Recent comments by the Roads Minister Robert Goodwill that potholes are to be welcomed as a sign of a booming economy underline how out-of-touch the government is when it comes to investing in a well-maintained road network.

Speaking on LBC radio last week as the Transport Secretary Patrick McLoughlin was announcing how an additional £168 million emergency fund for fixing potholes would be allocated to local highway authorities, Goodwill said: “More goods are travelling around as the economy improves. More people are travelling to work as they get jobs so this means the roads are getting more wear and tear.”

Commenting on this simplistic view of the deteriorating state of the UK’s road network, Howard Robinson, Chief Executive of the Road Surface Treatments Association (RSTA) said: “The real issue is the decades of under-investment in road maintenance that has resulted in a £12 billion bill to restore the road network to an acceptable condition. Massive under-investment means that we have a road network full of pot holes that is it not fit for purpose now that the economy is improving”.

Indeed the poor state of the UK’s road network is a hindrance to economic recovery. Local authorities are paying out over £32 million annually is compensation claims from road users for personal injury or vehicle damage. Nationally, the potholes cost the economy £5 billion a year due to reduced productivity, increased fuel consumption, vehicular damage and delayed deliveries.

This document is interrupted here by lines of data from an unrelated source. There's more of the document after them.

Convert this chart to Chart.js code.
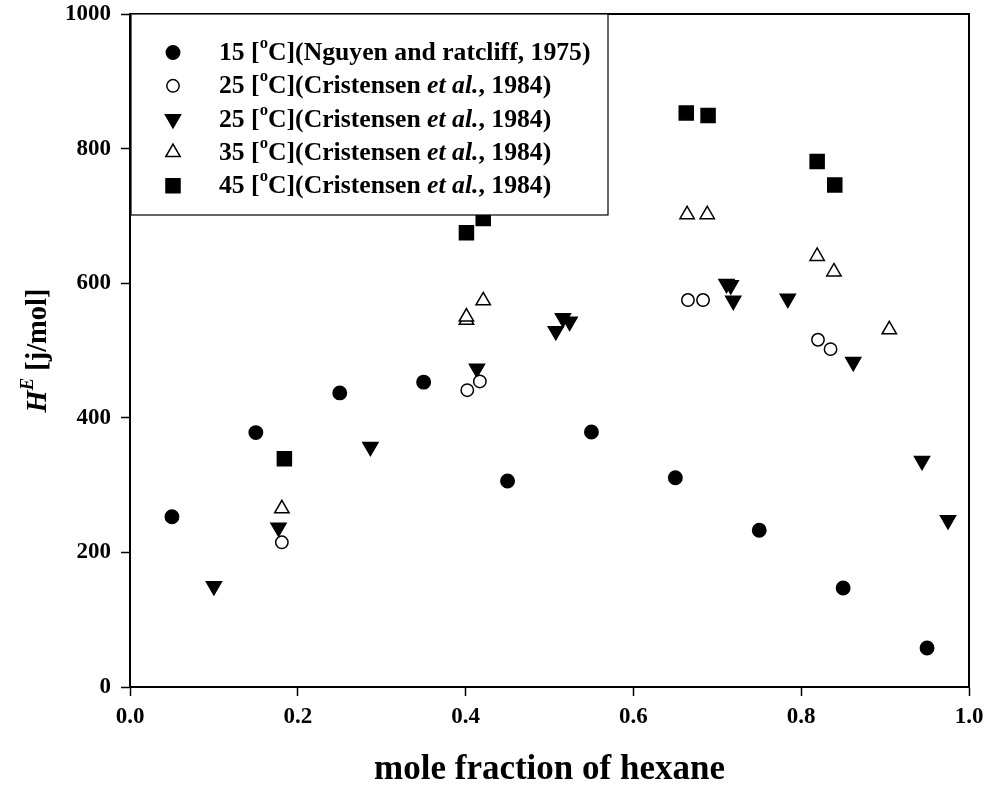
<!DOCTYPE html>
<html>
<head>
<meta charset="utf-8">
<script src="https://cdn.jsdelivr.net/npm/chart.js@4/dist/chart.umd.min.js"></script>
<style>
    body { margin: 0; background: #fff; }
    #wrap { width: 987px; height: 787px; }
</style>
</head>
<body>
<div id="wrap"><canvas id="graph" width="987" height="787"></canvas></div>
<script>
// 15 C, Nguyen and Ratcliff 1975 (filled circles)
const x15 = [0.05, 0.15, 0.25, 0.35, 0.45, 0.55, 0.65, 0.75, 0.85, 0.95]
const y15 = [253, 378, 437, 453, 306, 379, 311, 233, 147, 58]

// 25 C, Cristensen 1984 (open circles)
const x25a = [0.181, 0.402, 0.417, 0.665, 0.683, 0.82, 0.835]
const y25a = [215, 441, 454, 575, 575, 516, 502]

// 25 C, Cristensen 1984 (filled down triangles)
const x25b = [0.1, 0.177, 0.2865, 0.4135, 0.5075, 0.516, 0.524, 0.711, 0.716, 0.719, 0.784, 0.862, 0.944, 0.975]
const y25b = [150, 237, 357, 473, 529, 548, 543, 599, 597, 574, 577, 483, 336, 248]

// 35 C, Cristensen 1984 (open up triangles)
const x35 = [0.181, 0.401, 0.401, 0.421, 0.664, 0.688, 0.819, 0.839, 0.905]
const y35 = [265, 545, 550, 574, 702, 702, 640, 617, 531]

// 45 C, Cristensen 1984 (filled squares)
const x45 = [0.184, 0.401, 0.421, 0.663, 0.689, 0.819, 0.84]
const y45 = [339, 675, 696, 853, 849, 781, 746]

const xTicks = [0, 0.2, 0.4, 0.6, 0.8, 1.0]
const yTicks = [0, 200, 400, 600, 800, 1000]

const xTitle = "mole fraction of hexane"
const yTitle = [{ t: "H", it: true }, { t: "E", it: true, sup: true }, { t: " [j/mol]" }]

// legend texts, split so the superscript and italic parts can be drawn
const legendTexts = [
    [{ t: "15 [" }, { t: "o", sup: true }, { t: "C](Nguyen and ratcliff, 1975)" }],
    [{ t: "25 [" }, { t: "o", sup: true }, { t: "C](Cristensen " }, { t: "et al.", it: true }, { t: ", 1984)" }],
    [{ t: "25 [" }, { t: "o", sup: true }, { t: "C](Cristensen " }, { t: "et al.", it: true }, { t: ", 1984)" }],
    [{ t: "35 [" }, { t: "o", sup: true }, { t: "C](Cristensen " }, { t: "et al.", it: true }, { t: ", 1984)" }],
    [{ t: "45 [" }, { t: "o", sup: true }, { t: "C](Cristensen " }, { t: "et al.", it: true }, { t: ", 1984)" }],
]

const SERIF = '"Liberation Serif", "Times New Roman", serif'

const toPoints = (xs, ys) => xs.map((x, i) => ({ x, y: ys[i] }))

const markers = [
    { pointStyle: "circle", radius: 6.7, fill: "#000", rotation: 0 },
    { pointStyle: "circle", radius: 6.2, fill: "#fff", rotation: 0 },
    { pointStyle: "triangle", radius: 8.7, fill: "#000", rotation: 180 },
    { pointStyle: "triangle", radius: 8.3, fill: "#fff", rotation: 0 },
    { pointStyle: "rect", radius: 9.9, fill: "#000", rotation: 0 },
]

const seriesData = [
    toPoints(x15, y15),
    toPoints(x25a, y25a),
    toPoints(x25b, y25b),
    toPoints(x35, y35),
    toPoints(x45, y45),
]

const datasets = seriesData.map((data, i) => ({
    data,
    showLine: false,
    pointStyle: markers[i].pointStyle,
    pointRadius: markers[i].radius,
    pointHoverRadius: markers[i].radius,
    pointRotation: markers[i].rotation,
    pointBackgroundColor: markers[i].fill,
    pointBorderColor: "#000",
    pointBorderWidth: 1.5,
}))

const drawParts = (ctx, parts, x, y, size) => {
    for (let p of parts) {
        const s = p.sup ? size * 0.65 : size
        ctx.font = (p.it ? "italic " : "") + "bold " + s + "px " + SERIF
        const dy = p.sup ? -size * 0.38 : 0
        ctx.fillText(p.t, x, y + dy)
        x += ctx.measureText(p.t).width
    }
    return x
}

const partsWidth = (ctx, parts, size) => {
    let w = 0
    for (let p of parts) {
        const s = p.sup ? size * 0.65 : size
        ctx.font = (p.it ? "italic " : "") + "bold " + s + "px " + SERIF
        w += ctx.measureText(p.t).width
    }
    return w
}

const drawMarker = (ctx, m, x, y) => {
    ctx.save()
    ctx.fillStyle = m.fill
    ctx.strokeStyle = "#000"
    ctx.lineWidth = 1.5
    ctx.beginPath()
    if (m.pointStyle === "circle") {
        ctx.arc(x, y, m.radius, 0, Math.PI * 2)
    } else if (m.pointStyle === "triangle") {
        let rad = (m.rotation * Math.PI) / 180
        for (let k = 0; k < 3; k++) {
            const px = x + Math.sin(rad) * m.radius
            const py = y - Math.cos(rad) * m.radius
            if (k === 0) ctx.moveTo(px, py)
            else ctx.lineTo(px, py)
            rad += (Math.PI * 2) / 3
        }
        ctx.closePath()
    } else {
        const s = Math.SQRT1_2 * m.radius
        ctx.rect(x - s, y - s, 2 * s, 2 * s)
    }
    ctx.fill()
    ctx.stroke()
    ctx.restore()
}

const framePlugin = {
    id: "frame",
    afterDatasetsDraw(chart) {
        const { ctx, chartArea } = chart
        ctx.save()
        ctx.strokeStyle = "#000"
        ctx.lineWidth = 2
        ctx.beginPath()
        ctx.moveTo(chartArea.left, chartArea.top)
        ctx.lineTo(chartArea.right, chartArea.top)
        ctx.lineTo(chartArea.right, chartArea.bottom)
        ctx.stroke()
        ctx.restore()
    },
}

const legendPlugin = {
    id: "boxLegend",
    afterDraw(chart) {
        const { ctx, chartArea } = chart
        const left = chartArea.left + 1
        const top = chartArea.top
        const w = 477
        const h = 201
        ctx.save()
        ctx.fillStyle = "#fff"
        ctx.fillRect(left, top, w, h)
        ctx.strokeStyle = "#000"
        ctx.lineWidth = 1.2
        ctx.strokeRect(left, top, w, h)
        ctx.fillStyle = "#000"
        ctx.textBaseline = "middle"
        ctx.textAlign = "left"
        legendTexts.forEach((parts, i) => {
            const y = top + 38.5 + i * 33.3
            drawMarker(ctx, markers[i], left + 42, y)
            drawParts(ctx, parts, left + 88, y + 1, 25.7)
        })
        ctx.restore()
    },
}

const yTitlePlugin = {
    id: "yTitle",
    afterDraw(chart) {
        const { ctx, chartArea } = chart
        const size = 28.5
        ctx.save()
        ctx.translate(39, (chartArea.top + chartArea.bottom) / 2)
        ctx.rotate(-Math.PI / 2)
        ctx.fillStyle = "#000"
        ctx.textBaseline = "middle"
        ctx.textAlign = "left"
        const w = partsWidth(ctx, yTitle, size)
        drawParts(ctx, yTitle, -w / 2, 0, size)
        ctx.restore()
    },
}

const ctx1 = document.getElementById("graph")

const config = {
    type: "scatter",
    data: { datasets },
    options: {
        responsive: false,
        animation: false,
        events: [],
        layout: {
            padding: { top: 14, right: 18, left: 0, bottom: 0 },
        },
        plugins: {
            legend: { display: false },
            tooltip: { enabled: false },
        },
        scales: {
            x: {
                type: "linear",
                min: 0,
                max: 1,
                afterFit: (scale) => {
                    scale.height = 100
                    scale.paddingLeft = 0
                    scale.paddingRight = 0
                },
                afterBuildTicks: (scale) => {
                    scale.ticks = xTicks.map((v) => ({ value: v }))
                },
                border: { display: true, color: "#000", width: 2 },
                grid: {
                    display: true,
                    drawOnChartArea: false,
                    drawTicks: true,
                    tickLength: 9,
                    tickColor: "#000",
                    tickWidth: 1.5,
                },
                ticks: {
                    color: "#000",
                    padding: 7,
                    maxRotation: 0,
                    autoSkip: false,
                    font: { family: SERIF, size: 23, weight: "bold" },
                    callback: (v) => Number(v).toFixed(1),
                },
                title: {
                    display: true,
                    text: xTitle,
                    color: "#000",
                    padding: { top: 4, bottom: -4 },
                    font: { family: SERIF, size: 35, weight: "bold" },
                },
            },
            y: {
                type: "linear",
                min: 0,
                max: 1000,
                afterFit: (scale) => {
                    scale.width = 130
                    scale.paddingTop = 0
                    scale.paddingBottom = 0
                },
                afterBuildTicks: (scale) => {
                    scale.ticks = yTicks.map((v) => ({ value: v }))
                },
                border: { display: true, color: "#000", width: 2 },
                grid: {
                    display: true,
                    drawOnChartArea: false,
                    drawTicks: true,
                    tickLength: 9,
                    tickColor: "#000",
                    tickWidth: 1.5,
                },
                ticks: {
                    color: "#000",
                    padding: 10,
                    font: { family: SERIF, size: 23, weight: "bold" },
                    callback: (v) => String(v),
                },
            },
        },
    },
    plugins: [framePlugin, legendPlugin, yTitlePlugin],
}

const chart = new Chart(ctx1, config)
</script>
</body>
</html>
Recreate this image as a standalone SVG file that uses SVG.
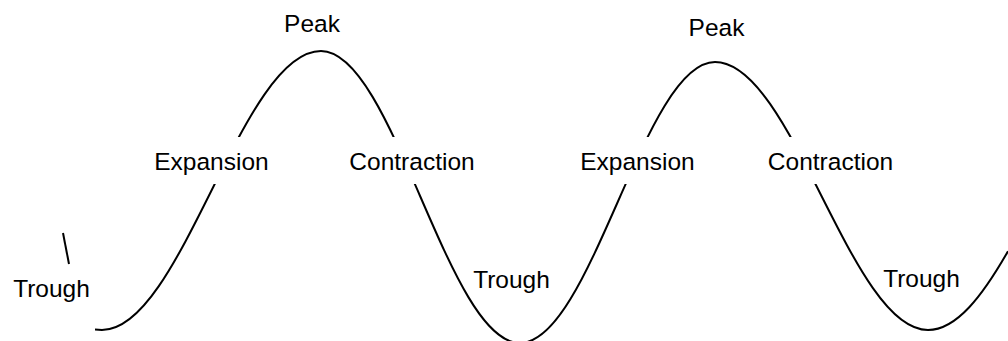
<svg xmlns="http://www.w3.org/2000/svg" width="1008" height="341" viewBox="0 0 1008 341">
  <style>
    .lbl { font-family: "Liberation Sans", Arial, sans-serif; font-size: 24.5px; fill: #000; text-anchor: middle; }
    .wave { fill: none; stroke: #000; stroke-width: 2; stroke-linecap: butt; }
  </style>
  <defs>
    <mask id="gaps" maskUnits="userSpaceOnUse" x="0" y="0" width="1008" height="341">
      <rect x="0" y="0" width="1008" height="341" fill="#fff"/>
      <rect x="150" y="137" width="125" height="47" fill="#000"/>
      <rect x="345" y="137" width="135" height="47" fill="#000"/>
      <rect x="575" y="137" width="125" height="47" fill="#000"/>
      <rect x="760" y="137" width="140" height="47" fill="#000"/>
    </mask>
  </defs>
  <rect width="1008" height="341" fill="#fff"/>
  <g id="connectors">
    <path class="wave" mask="url(#gaps)" d="M95,329.6 L102,330 C181.7,330 241.3,51 321,51 C393.4,51 447.6,343 520,343 C591,343 644,62 715,62 C792.5,62 850.5,330 928,330 C956.6,330 982.7,295.5 1008,251.2"/>
    <line class="wave" x1="63" y1="233" x2="69" y2="264"/>
  </g>
  <g id="peak1"><text class="lbl" x="312" y="32">Peak</text></g>
  <g id="expansion1"><text class="lbl" x="211.5" y="170">Expansion</text></g>
  <g id="contraction1"><text class="lbl" x="412" y="170">Contraction</text></g>
  <g id="trough1"><text class="lbl" x="51.5" y="297">Trough</text></g>
  <g id="trough2"><text class="lbl" x="511.5" y="288">Trough</text></g>
  <g id="peak2"><text class="lbl" x="716.5" y="36">Peak</text></g>
  <g id="expansion2"><text class="lbl" x="637.5" y="170">Expansion</text></g>
  <g id="contraction2"><text class="lbl" x="830.5" y="170">Contraction</text></g>
  <g id="trough3"><text class="lbl" x="921.5" y="287">Trough</text></g>
</svg>
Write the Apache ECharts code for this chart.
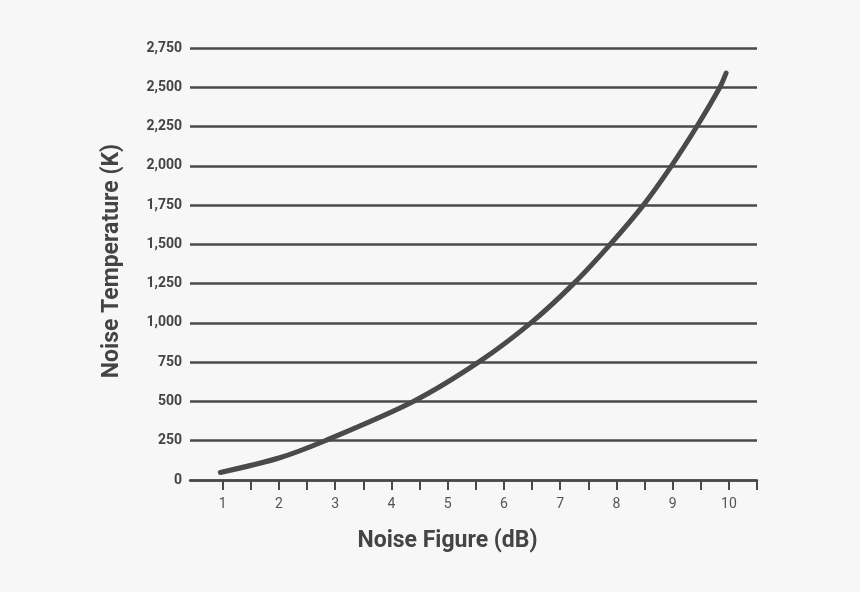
<!DOCTYPE html>
<html>
<head>
<meta charset="utf-8">
<script src="https://cdn.jsdelivr.net/npm/echarts@6/dist/echarts.min.js"></script>
<style>
  html, body { margin: 0; padding: 0; background: #f7f7f7; }
  #chart { width: 860px; height: 592px; }
</style>
</head>
<body>
<div id="chart"></div>
<script>
// values (noise figure in dB, noise temperature in K)
const noiseFigure = [0.96, 2.0, 2.82, 4.39, 5.55, 6.48, 7.24, 7.89, 8.48, 8.98, 9.43, 9.84, 9.95];
const noiseTemp   = [48, 140, 250, 500, 750, 1000, 1250, 1500, 1750, 2000, 2250, 2500, 2590];

const xTickValues = [1, 1.5, 2, 2.5, 3, 3.5, 4, 4.5, 5, 5.5, 6, 6.5, 7, 7.5, 8, 8.5, 9, 9.5, 10, 10.5];
const xLabelValues = [1, 2, 3, 4, 5, 6, 7, 8, 9, 10];

const INK = '#4a4a4a';

const chart = echarts.init(document.getElementById('chart'), null, { renderer: 'canvas' });

chart.setOption({
  backgroundColor: '#f7f7f7',
  animation: false,
  grid: { left: 190, right: 103, top: 48, bottom: 112 },
  xAxis: {
    type: 'value', min: 0.42, max: 10.5,
    name: 'Noise Figure (dB)', nameLocation: 'middle', nameGap: 50,
    nameTextStyle: { color: '#444', fontFamily: 'Roboto', fontWeight: 'bold', fontSize: 23, padding: [0, 52, 0, 0] },
    axisLine: { show: true, lineStyle: { color: INK, width: 2.5 } },
    axisTick: { show: true, customValues: xTickValues, length: 10, lineStyle: { color: INK, width: 2 } },
    axisLabel: { customValues: xLabelValues, margin: 17, color: '#555', fontFamily: 'Roboto', fontSize: 14 },
    splitLine: { show: false }
  },
  yAxis: {
    type: 'value', min: 0, max: 2750, interval: 250,
    name: 'Noise Temperature (K)', nameLocation: 'middle', nameGap: 66,
    nameTextStyle: { color: '#444', fontFamily: 'Roboto', fontWeight: 'bold', fontSize: 23, padding: [0, 0, 0, 6] },
    axisLine: { show: false },
    axisTick: { show: false },
    axisLabel: {
      margin: 8, color: '#444', fontFamily: 'Roboto', fontWeight: 'bold', fontSize: 14,
      formatter: v => v.toLocaleString('en-US')
    },
    splitLine: { lineStyle: { color: INK, width: 2.5 } }
  },
  series: [{
    type: 'line',
    data: noiseFigure.map((x, i) => [x, noiseTemp[i]]),
    smooth: 0.3, symbol: 'none',
    lineStyle: { color: INK, width: 5, cap: 'round' }
  }]
});
</script>
</body>
</html>
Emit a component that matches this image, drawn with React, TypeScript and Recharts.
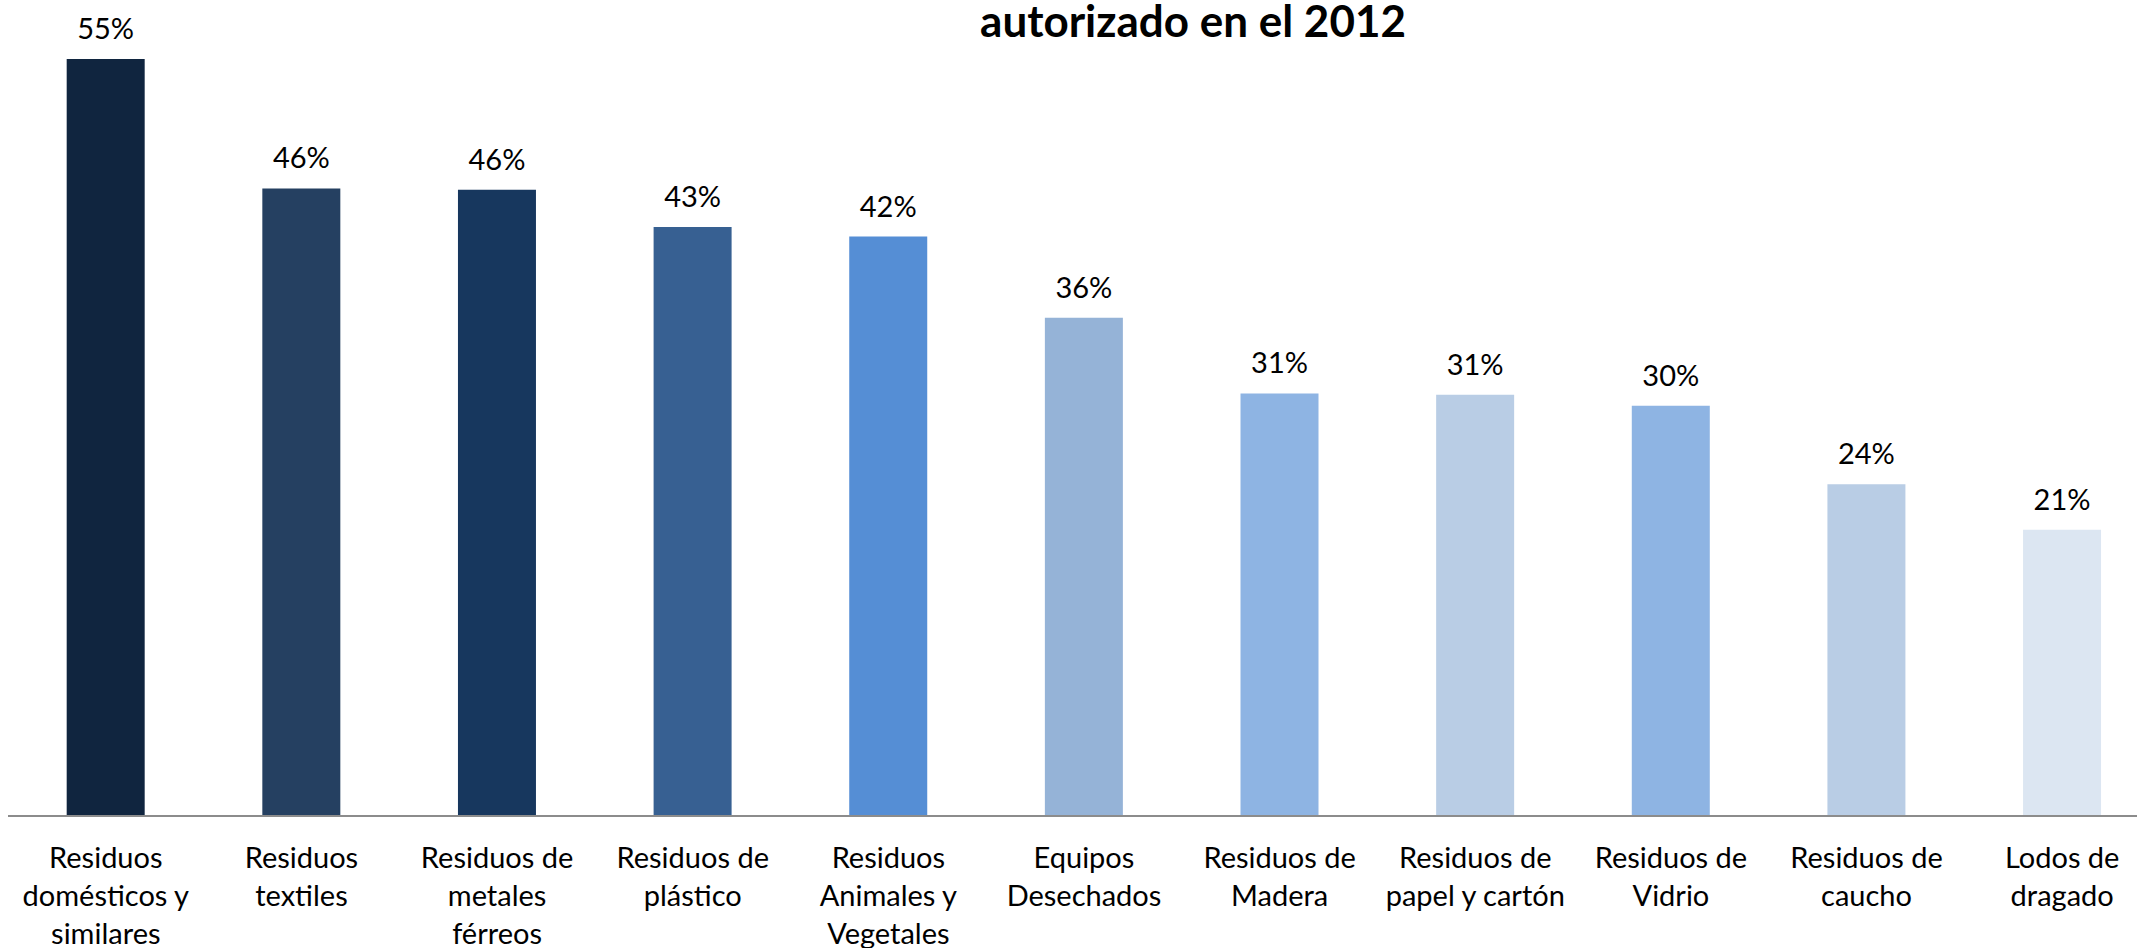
import { BarChart, Bar, XAxis, YAxis, Cell, LabelList } from "recharts";

// Categories, as printed under each bar
const CATEGORIES = [
  "Residuos domésticos y similares",
  "Residuos textiles",
  "Residuos de metales férreos",
  "Residuos de plástico",
  "Residuos Animales y Vegetales",
  "Equipos Desechados",
  "Residuos de Madera",
  "Residuos de papel y cartón",
  "Residuos de Vidrio",
  "Residuos de caucho",
  "Lodos de dragado",
];

// Share (%) per waste type
const VALUES = [55, 45.6, 45.5, 42.8, 42.1, 36.2, 30.7, 30.6, 29.8, 24.1, 20.8];

// Bar fills, left to right
const COLORS = [
  "#10253F",
  "#254061",
  "#17375E",
  "#376092",
  "#558ED5",
  "#95B3D7",
  "#8EB4E3",
  "#B9CDE5",
  "#8EB4E3",
  "#B9CDE5",
  "#DCE6F2",
];

const TITLE = "autorizado en el 2012";

const FONT = "Lato, 'Open Sans', sans-serif";

const data = CATEGORIES.map((name, i) => ({ name, value: VALUES[i] }));

// greedy word wrap by character count
function wrap(text: string, max: number) {
  const words = text.split(" ");
  const lines: string[] = [];
  let cur = "";
  for (const w of words) {
    const next = cur ? cur + " " + w : w;
    if (next.length > max && cur) {
      lines.push(cur);
      cur = w;
    } else {
      cur = next;
    }
  }
  if (cur) lines.push(cur);
  return lines;
}

function WrappedTick({ x, y, payload }: any) {
  const lines = wrap(payload.value, 14);
  return (
    <text x={x} y={y} textAnchor="middle" fill="#000" fontSize={29} fontFamily={FONT}>
      {lines.map((l, i) => (
        <tspan key={i} x={x} dy={i === 0 ? 52 : 38}>
          {l}
        </tspan>
      ))}
    </text>
  );
}

export default function App() {
  return (
    <div
      style={{
        position: "absolute",
        left: 0,
        top: 0,
        width: 2137,
        height: 948,
        overflow: "hidden",
        background: "#fff",
      }}
    >
      <div
        style={{
          position: "absolute",
          left: 843,
          top: 0,
          width: 700,
          textAlign: "center",
          fontFamily: FONT,
          fontWeight: 700,
          fontSize: 44,
          lineHeight: "40px",
          color: "#000",
        }}
      >
        {TITLE}
      </div>
      <div style={{ position: "absolute", left: 8, top: 0 }}>
        <BarChart
          width={2152}
          height={948}
          data={data}
          margin={{ top: 59, right: 0, bottom: 0, left: 0 }}
          barCategoryGap="30%"
        >
          <XAxis
            dataKey="name"
            height={132}
            interval={0}
            tickLine={false}
            tickSize={0}
            tickMargin={0}
            axisLine={{ stroke: "#8C8C8C", strokeWidth: 2 }}
            tick={<WrappedTick />}
          />
          <YAxis hide domain={[0, "dataMax"]} />
          <Bar dataKey="value" isAnimationActive={false}>
            {data.map((d, i) => (
              <Cell key={d.name} fill={COLORS[i]} />
            ))}
            <LabelList
              dataKey="value"
              position="top"
              offset={20}
              formatter={(v: any) => `${Math.round(v)}%`}
              style={{ fontSize: 29, fontFamily: FONT, fill: "#000" }}
            />
          </Bar>
        </BarChart>
      </div>
    </div>
  );
}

“The economic truth is that the lack of real investment means that the condition of our roads continue to worsen. Piecemeal, unpredictable funding like the additional emergency pothole fund is not the way forward,” said Robinson.  “Potholes are not a result of an improving economy but the inability of the government to recognise the result of decades of under-investment in the maintenance of the UK road network which just happens to be the nation’s most valuable asset.”